Aid must get underway before the rainy season

"After a two-week visit to Chad, I think there is a significant risk of emergency in the coming months," Emmanuel Drouhin, MSF Program Manager for Chad, said. "In the east, aid is concentrated primarily on refugees from Darfur, ignoring the displaced persons. Today, organizations are starting to focus on them but enough assistance has yet to arrive. The international community must step up to its responsibilities and send more aid to eastern Chad quickly. In two months, the roads will be impassable because of the rains and it will become much more difficult to reach the displaced populations there."

Strengthening MSF's activities - four priorities: health care, food, water and shelters

MSF's activities are currently focused in Dogdoré.

"In June 2006, we created a health center and 28-bed hospital there and are providing around 15 liters of water per day to the displaced persons and residents," said Field Coordinator Corine Wagner.

Every Thursday, an outpatient center treats malnourished children enrolled in the program. They receive a medical check-up and additional supplies of Plumpy'nut. Only the most serious cases (those with a related illness) are hospitalized. The Dogdoré program was suspended on March 28 for security reasons but reopened on April 16.

A measles vaccination campaign targeting all children under-15 (approximately 13,000) is scheduled to begin within the next ten days. Simultaneously, all children under-5 (approximately 6,000) will receive a month's supply of Plumpy'nut packets to prevent their nutritional status from worsening.

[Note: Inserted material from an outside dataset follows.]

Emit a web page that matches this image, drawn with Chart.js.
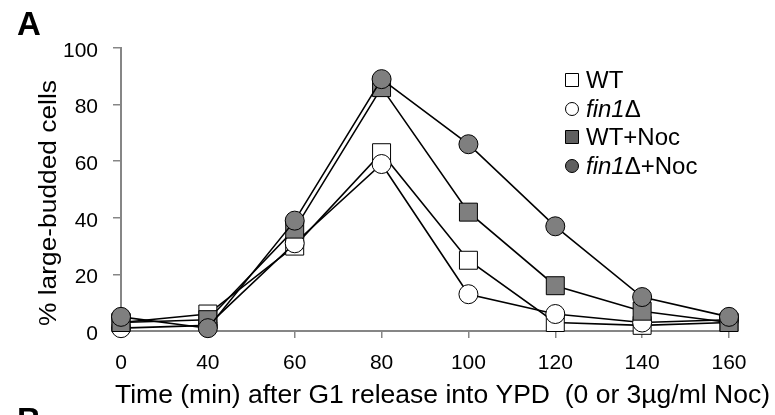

Plumpy'nut is a ready-to-use therapeutic food made of peanut butter, enriched with vitamins and micronutrients. This operation, known as a blanket feeding, will be repeated until September. To increase water supplies, a drill to create new, or improve, water supplies will boost distribution to 20 liters per person per day.

To improve the displaced persons' living conditions, we will soon send 5,000 to 6,000 tents. We will build latrines in the camps to improve hygiene if no other organization is able to do so.

An emergency project was opened on April 2 in Koukou to assist the 8,000 displaced persons who fled the deadly attacks on Tioro and Marena. Thanks to a temporary health center, MSF was able to treat 200 patients. A pump system and cistern trucks are still supplying more than 75,000 liters of water per day, in addition to the 60,000 liters provided by another organization. MSF will continue providing these supplies and expect to set up a hospital and malnutrition treatment facility in June for four months in anticipation of the rainy season, which is the most critical.

MSF will also develop our activities in Goz Beïda, after an assessment of the situation in the camps around the town raised concerns. Authorisation has been obtained from local health authorities to open a 40-bed pediatric hospital.

Based on developments and the response from other aid groups, hospitalization may be extended to adults. The MSF pediatric department will allow staff to treat the most serious cases of malnutrition. Children suffering from malnutrition but who do not require hospitalization will be treated as outpatients.

For water, MSF will supply one or two of the camps that have been set up around the town via water trucking. To address food needs, MSF will position more than 1,000 tons of enriched flour and oil in Goz Beïda, distributing these foods to supplement the rations provided by the other organizations. These quantities will provide additional caloric support (500 kcal/day) to 60,000 people for three months.

MSF teams will also try, within the constraints of volatile security conditions, to evaluate the situation in isolated areas near the towns where MSF projects are based, and to provide medical and material assistance to the people still living there.

Last, MSF will remain ready to respond on an emergency basis (once again, subject to security conditions), whether to new upsurges in violence or epidemics, as we did in Koukou, following the attacks on the villages of Tioro and Marena.